### INSTRUCTIONS TO FOLLOW
Starting at the line containing "Clone this diagram in TikZ.", please quote every line up to and including the line containing "minimum width=332pt] (criteria)", exactly, and nothing beyond.

Source records
┄┄┄┄┄┄┄┄┄┄
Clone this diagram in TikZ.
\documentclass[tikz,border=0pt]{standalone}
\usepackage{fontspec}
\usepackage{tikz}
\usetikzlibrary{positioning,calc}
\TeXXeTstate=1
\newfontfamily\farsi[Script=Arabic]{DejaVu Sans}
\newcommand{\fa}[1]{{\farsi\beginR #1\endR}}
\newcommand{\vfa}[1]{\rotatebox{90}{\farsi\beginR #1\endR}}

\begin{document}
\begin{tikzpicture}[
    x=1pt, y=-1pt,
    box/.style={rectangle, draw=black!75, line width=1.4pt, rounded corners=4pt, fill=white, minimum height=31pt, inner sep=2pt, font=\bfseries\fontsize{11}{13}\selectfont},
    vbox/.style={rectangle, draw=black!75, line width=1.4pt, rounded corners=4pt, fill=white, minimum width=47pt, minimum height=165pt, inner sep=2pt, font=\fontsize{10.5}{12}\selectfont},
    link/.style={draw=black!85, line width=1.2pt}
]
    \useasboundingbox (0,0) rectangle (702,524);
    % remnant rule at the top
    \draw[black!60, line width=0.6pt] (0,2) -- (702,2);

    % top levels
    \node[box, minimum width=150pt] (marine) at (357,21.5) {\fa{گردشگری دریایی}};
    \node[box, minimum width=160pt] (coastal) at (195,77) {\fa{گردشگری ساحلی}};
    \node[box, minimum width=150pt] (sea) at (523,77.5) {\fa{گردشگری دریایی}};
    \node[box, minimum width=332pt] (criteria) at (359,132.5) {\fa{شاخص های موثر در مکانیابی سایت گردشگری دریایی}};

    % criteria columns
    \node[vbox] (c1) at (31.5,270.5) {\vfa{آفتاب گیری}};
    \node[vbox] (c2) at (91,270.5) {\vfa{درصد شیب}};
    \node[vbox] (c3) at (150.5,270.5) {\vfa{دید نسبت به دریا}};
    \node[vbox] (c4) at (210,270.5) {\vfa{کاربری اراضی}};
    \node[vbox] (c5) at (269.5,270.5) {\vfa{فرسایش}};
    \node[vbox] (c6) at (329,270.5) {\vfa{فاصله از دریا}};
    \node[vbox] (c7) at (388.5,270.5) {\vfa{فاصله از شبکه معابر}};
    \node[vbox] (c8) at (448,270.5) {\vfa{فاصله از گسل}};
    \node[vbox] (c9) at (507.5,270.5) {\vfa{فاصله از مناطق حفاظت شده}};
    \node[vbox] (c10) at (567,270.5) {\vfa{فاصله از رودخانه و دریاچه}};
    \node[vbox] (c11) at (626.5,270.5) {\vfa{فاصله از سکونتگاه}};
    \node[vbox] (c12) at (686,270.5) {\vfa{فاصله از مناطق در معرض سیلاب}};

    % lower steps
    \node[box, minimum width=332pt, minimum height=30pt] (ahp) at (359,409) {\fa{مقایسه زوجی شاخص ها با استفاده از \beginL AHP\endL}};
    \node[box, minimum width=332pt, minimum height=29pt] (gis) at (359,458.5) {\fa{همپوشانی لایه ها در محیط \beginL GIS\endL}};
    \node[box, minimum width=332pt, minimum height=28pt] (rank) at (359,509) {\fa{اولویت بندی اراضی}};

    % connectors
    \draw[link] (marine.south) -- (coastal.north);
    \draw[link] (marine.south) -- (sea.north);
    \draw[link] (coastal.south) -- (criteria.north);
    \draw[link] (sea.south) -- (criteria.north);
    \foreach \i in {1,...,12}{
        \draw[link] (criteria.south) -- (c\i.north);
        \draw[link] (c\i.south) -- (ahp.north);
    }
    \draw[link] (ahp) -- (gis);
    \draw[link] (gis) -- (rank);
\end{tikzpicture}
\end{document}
┄┄┄┄┄┄┄┄┄┄
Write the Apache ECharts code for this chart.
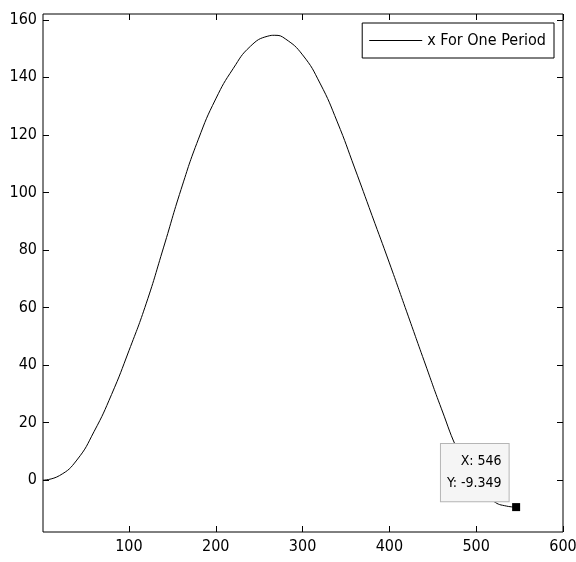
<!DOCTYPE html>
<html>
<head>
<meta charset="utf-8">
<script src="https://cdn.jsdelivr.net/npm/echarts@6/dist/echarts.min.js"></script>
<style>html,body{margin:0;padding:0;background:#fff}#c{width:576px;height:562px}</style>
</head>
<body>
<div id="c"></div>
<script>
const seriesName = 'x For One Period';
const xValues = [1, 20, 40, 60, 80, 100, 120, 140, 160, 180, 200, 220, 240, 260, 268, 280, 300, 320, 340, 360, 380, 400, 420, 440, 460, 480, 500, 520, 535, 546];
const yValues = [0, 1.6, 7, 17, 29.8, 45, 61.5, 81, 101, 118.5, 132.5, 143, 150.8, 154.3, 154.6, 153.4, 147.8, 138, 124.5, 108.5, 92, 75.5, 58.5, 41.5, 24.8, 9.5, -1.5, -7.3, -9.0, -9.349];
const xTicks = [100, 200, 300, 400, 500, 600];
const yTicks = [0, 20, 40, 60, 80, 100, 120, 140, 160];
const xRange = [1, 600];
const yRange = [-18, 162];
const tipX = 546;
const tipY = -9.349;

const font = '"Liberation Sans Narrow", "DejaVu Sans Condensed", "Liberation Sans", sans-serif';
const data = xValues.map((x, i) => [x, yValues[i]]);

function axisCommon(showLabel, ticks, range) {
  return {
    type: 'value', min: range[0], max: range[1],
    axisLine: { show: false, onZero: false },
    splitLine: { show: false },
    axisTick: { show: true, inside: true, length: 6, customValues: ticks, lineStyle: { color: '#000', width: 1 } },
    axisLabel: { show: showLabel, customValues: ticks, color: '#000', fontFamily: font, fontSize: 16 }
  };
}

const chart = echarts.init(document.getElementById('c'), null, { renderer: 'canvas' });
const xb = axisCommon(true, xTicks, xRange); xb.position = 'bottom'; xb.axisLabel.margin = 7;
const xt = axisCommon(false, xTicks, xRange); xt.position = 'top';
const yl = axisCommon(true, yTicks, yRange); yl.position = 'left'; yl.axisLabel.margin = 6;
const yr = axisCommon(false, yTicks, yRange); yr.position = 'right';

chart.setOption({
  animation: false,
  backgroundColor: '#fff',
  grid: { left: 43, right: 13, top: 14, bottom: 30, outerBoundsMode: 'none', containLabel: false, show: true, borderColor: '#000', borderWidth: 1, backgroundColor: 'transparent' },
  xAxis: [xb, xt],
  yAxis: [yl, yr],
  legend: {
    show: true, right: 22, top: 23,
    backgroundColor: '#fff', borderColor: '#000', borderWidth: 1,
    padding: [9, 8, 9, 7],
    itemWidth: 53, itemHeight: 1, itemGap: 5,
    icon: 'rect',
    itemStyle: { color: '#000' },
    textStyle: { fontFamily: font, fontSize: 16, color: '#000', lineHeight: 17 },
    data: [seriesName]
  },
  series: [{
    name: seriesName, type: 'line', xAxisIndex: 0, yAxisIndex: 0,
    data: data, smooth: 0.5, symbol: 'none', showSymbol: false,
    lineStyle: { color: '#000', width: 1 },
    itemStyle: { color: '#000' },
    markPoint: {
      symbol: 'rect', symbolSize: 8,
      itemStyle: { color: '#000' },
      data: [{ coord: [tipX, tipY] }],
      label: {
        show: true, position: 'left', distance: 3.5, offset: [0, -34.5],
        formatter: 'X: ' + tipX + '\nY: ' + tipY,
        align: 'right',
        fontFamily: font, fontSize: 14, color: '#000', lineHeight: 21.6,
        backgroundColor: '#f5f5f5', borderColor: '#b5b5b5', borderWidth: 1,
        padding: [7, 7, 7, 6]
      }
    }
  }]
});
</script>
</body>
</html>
┄┄┄┄┄┄┄┄┄┄
### RESPONSE TO THIS TASK
Clone this diagram in TikZ.
\documentclass[tikz,border=0pt]{standalone}
\usepackage{fontspec}
\usepackage{tikz}
\usetikzlibrary{positioning,calc}
\TeXXeTstate=1
\newfontfamily\farsi[Script=Arabic]{DejaVu Sans}
\newcommand{\fa}[1]{{\farsi\beginR #1\endR}}
\newcommand{\vfa}[1]{\rotatebox{90}{\farsi\beginR #1\endR}}

\begin{document}
\begin{tikzpicture}[
    x=1pt, y=-1pt,
    box/.style={rectangle, draw=black!75, line width=1.4pt, rounded corners=4pt, fill=white, minimum height=31pt, inner sep=2pt, font=\bfseries\fontsize{11}{13}\selectfont},
    vbox/.style={rectangle, draw=black!75, line width=1.4pt, rounded corners=4pt, fill=white, minimum width=47pt, minimum height=165pt, inner sep=2pt, font=\fontsize{10.5}{12}\selectfont},
    link/.style={draw=black!85, line width=1.2pt}
]
    \useasboundingbox (0,0) rectangle (702,524);
    % remnant rule at the top
    \draw[black!60, line width=0.6pt] (0,2) -- (702,2);

    % top levels
    \node[box, minimum width=150pt] (marine) at (357,21.5) {\fa{گردشگری دریایی}};
    \node[box, minimum width=160pt] (coastal) at (195,77) {\fa{گردشگری ساحلی}};
    \node[box, minimum width=150pt] (sea) at (523,77.5) {\fa{گردشگری دریایی}};
    \node[box, minimum width=332pt] (criteria) at (359,132.5) {\fa{شاخص های موثر در مکانیابی سایت گردشگری دریایی}};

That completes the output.